Generating Attribute-Aware Human Motions from Textual Prompt
Xinghan Wang, Kun Xu, Fei Li, Cao Sheng, Jiazhong Yu, Yadong Mu
TL;DR
The paper addresses the gap in text-to-motion generation where human attributes (e.g., age, gender) shaping biomechanics are ignored. It introduces AttrMoGen, a framework combining a Semantic-Attribute Decoupling VQVAE with a Semantics Generative Transformer to produce attribute-aware motions by decoupling action semantics from attributes using a Structural Causal Model-inspired causal information bottleneck, with $CIB(X,Y,S,A) = I(X;S,A) + I(Y;S) - I(S;A) - \lambda I(X;S)$ guiding training. A novel HumanAttr dataset with 18.2k motion sequences and attribute annotations enables benchmarking of attribute-controlled motion generation.
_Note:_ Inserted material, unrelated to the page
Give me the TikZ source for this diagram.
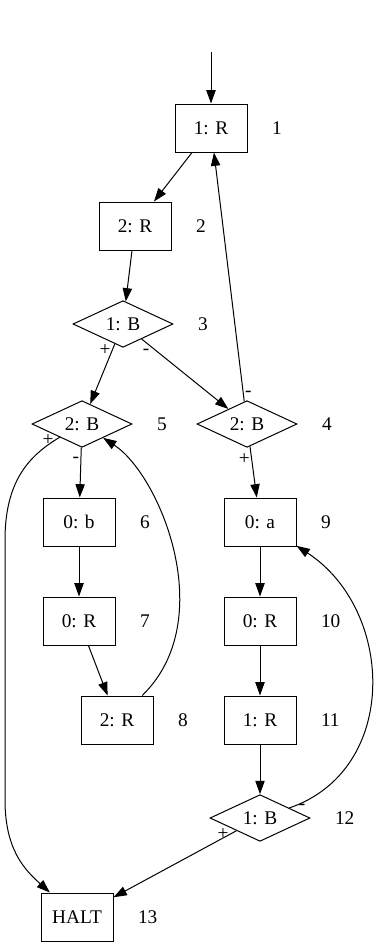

Experiments show AttrMoGen outperforms state-of-the-art baselines in metrics like $\text{FID}$ and $\text{R-Precision}$, while ablations validate the importance of the entropy and bottleneck terms for effective attribute decoupling and alignment with text prompts. The work demonstrates practical gains in generating realistic, attribute-consistent motions from textual prompts, enabling more context-aware animation and robotics applications, and provides counterfactual analyses to illustrate robustness of the disentanglement.
Abstract
Text-driven human motion generation has recently attracted considerable attention, allowing models to generate human motions based on textual descriptions. However, current methods neglect the influence of human attributes-such as age, gender, weight, and height-which are key factors shaping human motion patterns. This work represents a pilot exploration for bridging this gap. We conceptualize each motion as comprising both attribute information and action semantics, where textual descriptions align exclusively with action semantics. To achieve this, a new framework inspired by Structural Causal Models is proposed to decouple action semantics from human attributes, enabling text-to-semantics prediction and attribute-controlled generation. The resulting model is capable of generating attribute-aware motion aligned with the user's text and attribute inputs. For evaluation, we introduce a comprehensive dataset containing attribute annotations for text-motion pairs, setting the first benchmark for attribute-aware motion generation. Extensive experiments validate our model's effectiveness.